And here ... we ... go:
Hedge fund executive Ezra Merkin has been sued again for entrusting investments with confessed swindler Bernard Madoff, this time by New York University, which said it lost about $24 million.
The lawsuit in New York State Supreme Court is among a series against Merkin and other funds during the past week as investors seek to recover losses from the purported $50 billion Madoff scandal that would be Wall Street’s biggest fraud.
A judge issued a temporary order on Wednesday, barring Merkin from liquidating Ariel Fund Ltd, named in the lawsuit by New York University, which calls itself the largest private university in the United States.

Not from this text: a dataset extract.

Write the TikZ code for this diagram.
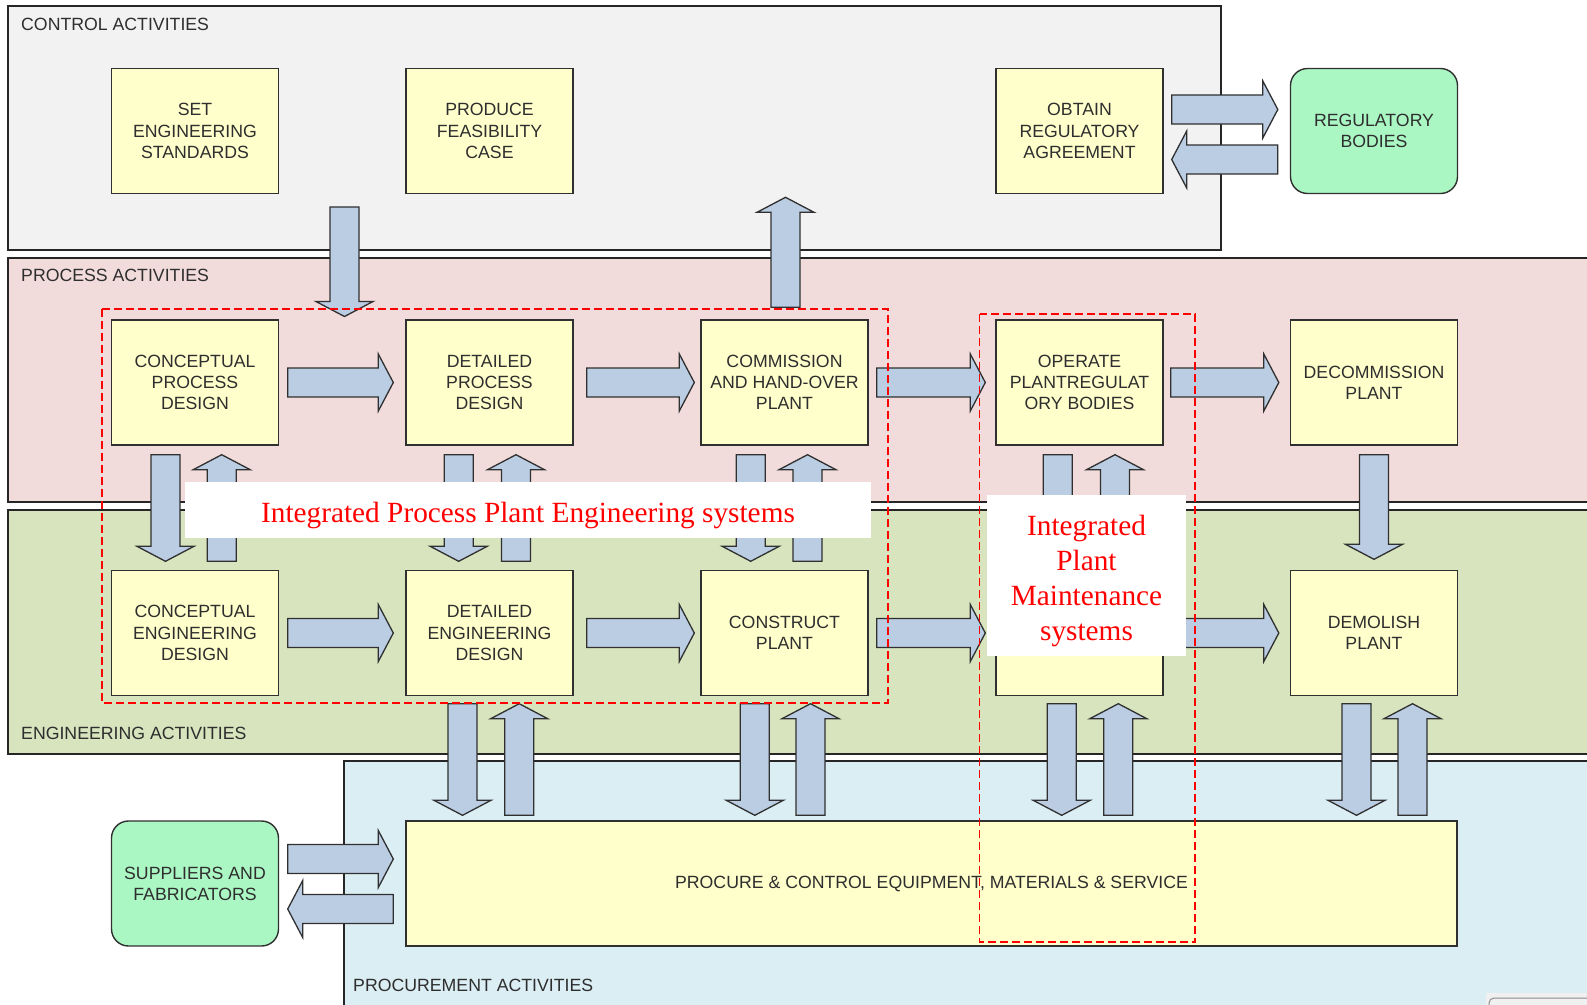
\documentclass[tikz,border=0pt]{standalone}
\usepackage{fontspec}
\setmainfont{Liberation Sans}
\newfontfamily\tagfont{Liberation Serif}
\usetikzlibrary{calc}

\definecolor{ctlfill}{HTML}{F2F2F2}
\definecolor{prcfill}{HTML}{F2DCDB}
\definecolor{engfill}{HTML}{D7E4BD}
\definecolor{purfill}{HTML}{DBEEF4}
\definecolor{actfill}{HTML}{FFFFCC}
\definecolor{extfill}{HTML}{ABF7C4}
\definecolor{arrfill}{HTML}{BBCDE2}
\definecolor{boxline}{HTML}{303030}
\definecolor{txt}{HTML}{2E2E2E}

\tikzset{
  panel/.style={draw=black!85, line width=1.4pt},
  act/.style={draw=boxline, fill=actfill, line width=1.4pt,
    minimum width=167pt, minimum height=125pt, inner sep=0pt, align=center,
    text=txt, font=\fontsize{17.7}{21.2}\selectfont},
  ext/.style={act, fill=extfill, rounded corners=17pt},
  barrow/.style={draw=boxline, fill=arrfill, line width=1.3pt, line join=miter},
  zone/.style={draw=red, line width=1.6pt, dash pattern=on 8pt off 4pt},
  tagbox/.style={fill=white, inner sep=0pt},
  tagtext/.style={inner sep=0pt, text=red, align=center, yshift=-5pt,
    font=\tagfont\fontsize{29.3}{35}\selectfont},
  sect/.style={anchor=west, inner sep=0pt, text=txt,
    font=\fontsize{17.7}{21}\selectfont}
}

% block arrows: horizontal ones take tail and tip (tail sets the height);
% vertical ones take an x reference, the tail level and the tip level
\newcommand\blkR[2]{\draw[barrow] let \p1=#1, \p2=#2 in
  (\x1,\y1+14.5pt) -- (\x2-15pt,\y1+14.5pt) -- (\x2-15pt,\y1+28.5pt) -- (\x2,\y1)
  -- (\x2-15pt,\y1-28.5pt) -- (\x2-15pt,\y1-14.5pt) -- (\x1,\y1-14.5pt) -- cycle;}
\newcommand\blkL[2]{\draw[barrow] let \p1=#1, \p2=#2 in
  (\x1,\y1+14.5pt) -- (\x2+15pt,\y1+14.5pt) -- (\x2+15pt,\y1+28.5pt) -- (\x2,\y1)
  -- (\x2+15pt,\y1-28.5pt) -- (\x2+15pt,\y1-14.5pt) -- (\x1,\y1-14.5pt) -- cycle;}
\newcommand\blkD[3]{\draw[barrow] let \p1=#1, \p2=#2, \p3=#3 in
  (\x1-14.5pt,\y2) -- (\x1-14.5pt,\y3+15pt) -- (\x1-28.5pt,\y3+15pt) -- (\x1,\y3)
  -- (\x1+28.5pt,\y3+15pt) -- (\x1+14.5pt,\y3+15pt) -- (\x1+14.5pt,\y2) -- cycle;}
\newcommand\blkU[3]{\draw[barrow] let \p1=#1, \p2=#2, \p3=#3 in
  (\x1-14.5pt,\y2) -- (\x1-14.5pt,\y3-15pt) -- (\x1-28.5pt,\y3-15pt) -- (\x1,\y3)
  -- (\x1+28.5pt,\y3-15pt) -- (\x1+14.5pt,\y3-15pt) -- (\x1+14.5pt,\y2) -- cycle;}

\begin{document}
\begin{tikzpicture}[x=1pt,y=-1pt]
\useasboundingbox[fill=white] (0,0) rectangle (1587,1004);

% activity bands
\draw[panel, fill=ctlfill] (8,6) rectangle (1221,250);
\draw[panel, fill=prcfill] (8,258) rectangle (1600,502);
\draw[panel, fill=engfill] (8,510) rectangle (1600,754);
\draw[panel, fill=purfill] (344,761) rectangle (1600,1012);

\node[sect] (lctl) at (21,24.5) {CONTROL ACTIVITIES};
\node[sect] (lprc) at (21,275.5) {PROCESS ACTIVITIES};
\node[sect] (leng) at (21,733) {ENGINEERING ACTIVITIES};
\node[sect] (lpur) at (353,985) {PROCUREMENT ACTIVITIES};

% corner widget
\fill[black!6] (1486,993) rectangle (1600,1012);
\draw[black!45, line width=1pt, rounded corners=5pt] (1489,1012) -- (1489,998) -- (1600,998);

% control row
\node[act] (ses) at (195,131) {SET\\ENGINEERING\\STANDARDS};
\node[act] (pfc) at (489.5,131) {PRODUCE\\FEASIBILITY\\CASE};
\node[act] (ora) at (1079.5,131) {OBTAIN\\REGULATORY\\AGREEMENT};
\node[ext] (reg) at (1374,131) {REGULATORY\\BODIES};

% process row
\node[act] (cpd) at (195,382.5) {CONCEPTUAL\\PROCESS\\DESIGN};
\node[act] (dpd) at (489.5,382.5) {DETAILED\\PROCESS\\DESIGN};
\node[act] (com) at (784.5,382.5) {COMMISSION\\AND HAND-OVER\\PLANT};
\node[act] (opr) at (1079.5,382.5) {OPERATE\\PLANTREGULAT\\ORY BODIES};
\node[act] (dec) at (1374,382.5) {DECOMMISSION\\PLANT};

% engineering row
\node[act] (ced) at (195,633) {CONCEPTUAL\\ENGINEERING\\DESIGN};
\node[act] (ded) at (489.5,633) {DETAILED\\ENGINEERING\\DESIGN};
\node[act] (con) at (784.5,633) {CONSTRUCT\\PLANT};
\node[act] (mnt) at (1079.5,633) {};
\node[act] (dem) at (1374,633) {DEMOLISH\\PLANT};

% procurement row
\node[ext] (sup) at (195,883.5) {SUPPLIERS AND\\FABRICATORS};
\node[act, minimum width=1051pt] (pro) at (931.5,883.5)
  {PROCURE \& CONTROL EQUIPMENT, MATERIALS \& SERVICE};

% regulatory exchange
\blkR{($(ora.east)+(8pt,21.5pt)$)}{($(reg.west)+(-12pt,21.5pt)$)}
\blkL{($(reg.west)+(-12pt,-28.5pt)$)}{($(ora.east)+(8pt,-28.5pt)$)}

% between control and process bands
\coordinate (stdTail) at (344.5,207);
\coordinate (stdTip) at (344.5,316.5);
\blkD{(stdTail)}{(stdTail)}{(stdTip)}
\blkU{($(com.north)+(1pt,0pt)$)}{($(com.north)+(0pt,12pt)$)}{($(com.north)+(0pt,122pt)$)}

% process flow
\blkR{($(cpd.east)+(8.5pt,0pt)$)}{($(dpd.west)+(-12pt,0pt)$)}
\blkR{($(dpd.east)+(13pt,0pt)$)}{($(com.west)+(-6pt,0pt)$)}
\blkR{($(com.east)+(8pt,0pt)$)}{($(opr.west)+(-10pt,0pt)$)}
\blkR{($(opr.east)+(7pt,0pt)$)}{($(dec.west)+(-11pt,0pt)$)}

% engineering flow
\blkR{($(ced.east)+(8.5pt,0pt)$)}{($(ded.west)+(-12pt,0pt)$)}
\blkR{($(ded.east)+(13pt,0pt)$)}{($(con.west)+(-6pt,0pt)$)}
\blkR{($(con.east)+(8pt,0pt)$)}{($(mnt.west)+(-10pt,0pt)$)}
\blkR{($(mnt.east)+(7pt,0pt)$)}{($(dem.west)+(-11pt,0pt)$)}

% process <-> engineering
\blkD{($(cpd.south)+(-29.5pt,0pt)$)}{($(cpd.south)+(0pt,-9pt)$)}{($(ced.north)+(0pt,8.5pt)$)}
\blkU{($(cpd.south)+(26.7pt,0pt)$)}{($(ced.north)+(0pt,8.5pt)$)}{($(cpd.south)+(0pt,-9pt)$)}
\blkD{($(dpd.south)+(-30.8pt,0pt)$)}{($(dpd.south)+(0pt,-9pt)$)}{($(ded.north)+(0pt,8.5pt)$)}
\blkU{($(dpd.south)+(26.5pt,0pt)$)}{($(ded.north)+(0pt,8.5pt)$)}{($(dpd.south)+(0pt,-9pt)$)}
\blkD{($(com.south)+(-33.8pt,0pt)$)}{($(com.south)+(0pt,-9pt)$)}{($(con.north)+(0pt,8.5pt)$)}
\blkU{($(com.south)+(23pt,0pt)$)}{($(con.north)+(0pt,8.5pt)$)}{($(com.south)+(0pt,-9pt)$)}
\blkD{($(opr.south)+(-21.7pt,0pt)$)}{($(opr.south)+(0pt,-9pt)$)}{($(mnt.north)+(0pt,8.5pt)$)}
\blkU{($(opr.south)+(35.5pt,0pt)$)}{($(mnt.north)+(0pt,8.5pt)$)}{($(opr.south)+(0pt,-9pt)$)}
\blkD{(dec.south)}{($(dec.south)+(0pt,-9pt)$)}{($(dem.north)+(0pt,10.5pt)$)}

% engineering <-> procurement
\blkD{($(ded.south)+(-27pt,0pt)$)}{($(ded.south)+(0pt,-7.5pt)$)}{($(pro.north)+(0pt,5pt)$)}
\blkU{($(ded.south)+(29.7pt,0pt)$)}{($(pro.north)+(0pt,5pt)$)}{($(ded.south)+(0pt,-7.5pt)$)}
\blkD{($(con.south)+(-29.7pt,0pt)$)}{($(con.south)+(0pt,-7.5pt)$)}{($(pro.north)+(0pt,5pt)$)}
\blkU{($(con.south)+(26pt,0pt)$)}{($(pro.north)+(0pt,5pt)$)}{($(con.south)+(0pt,-7.5pt)$)}
\blkD{($(mnt.south)+(-17.8pt,0pt)$)}{($(mnt.south)+(0pt,-7.5pt)$)}{($(pro.north)+(0pt,5pt)$)}
\blkU{($(mnt.south)+(38.8pt,0pt)$)}{($(pro.north)+(0pt,5pt)$)}{($(mnt.south)+(0pt,-7.5pt)$)}
\blkD{($(dem.south)+(-17.5pt,0pt)$)}{($(dem.south)+(0pt,-7.5pt)$)}{($(pro.north)+(0pt,5pt)$)}
\blkU{($(dem.south)+(38.5pt,0pt)$)}{($(pro.north)+(0pt,5pt)$)}{($(dem.south)+(0pt,-7.5pt)$)}

% suppliers exchange
\blkR{($(sup.east)+(8.5pt,24.5pt)$)}{($(pro.west)+(-12pt,24.5pt)$)}
\blkL{($(pro.west)+(-12pt,-25.5pt)$)}{($(sup.east)+(8.5pt,-25.5pt)$)}

% system boundaries
\draw[zone] (102,309) rectangle (888,703);
\draw[zone] (979.5,314) rectangle (1195,942);

\node[tagbox, minimum width=686pt, minimum height=55.5pt] (ipe) at (528,510) {};
\node[tagtext] (ipet) at (ipe.center) {Integrated Process Plant Engineering systems};
\node[tagbox, minimum width=199pt, minimum height=161pt] (ipm) at (1086.5,575.5) {};
\node[tagtext] (ipmt) at (ipm.center) {Integrated\\Plant\\Maintenance\\systems};
\end{tikzpicture}
\end{document}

The order, which expires on January 6, will have no impact on plans announced December 18 to wind down the Ariel fund, Merkin’s attorney Andrew Levander said in a statement. He said the investment manager would not receive fees and attorneys had promised to preserve documents.
“Mr. Merkin remains committed to obtaining for shareholders the best results possible in the wake of the terrible fraud committed by Bernard Madoff,” the statement said.
Madoff, a 70-year-old investment adviser and former chairman of the NASDAQ stock market, was arrested on December 11 and charged with securities fraud. Authorities said Madoff confessed to running a $50 billion Ponzi scheme in which early investors were paid off with the money from new clients.
He is under house arrest in his Manhattan apartment on $10 million bail.
Investors can also make claims for money lost with Madoff through the Securities Investor Protection Corp (SIPC), which is overseeing the liquidation of Bernard L. Madoff Investment Securities LLC via a court-appointed trustee.
A U.S. bankruptcy court judge on Tuesday authorized the nonprofit group, created by Congress in 1970, to mail claim forms to customers in the first week of January. Customers have six months to return the forms.
“They will return those claim forms to the trustee with data indicating what they believe they were owed, how much they put in, how much they withdrew,” said Stephen Harbeck, SIPC president and chief executive. “Since the records in this case are unreliable, the more information people can get us the faster we will be able to satisfy the claim.”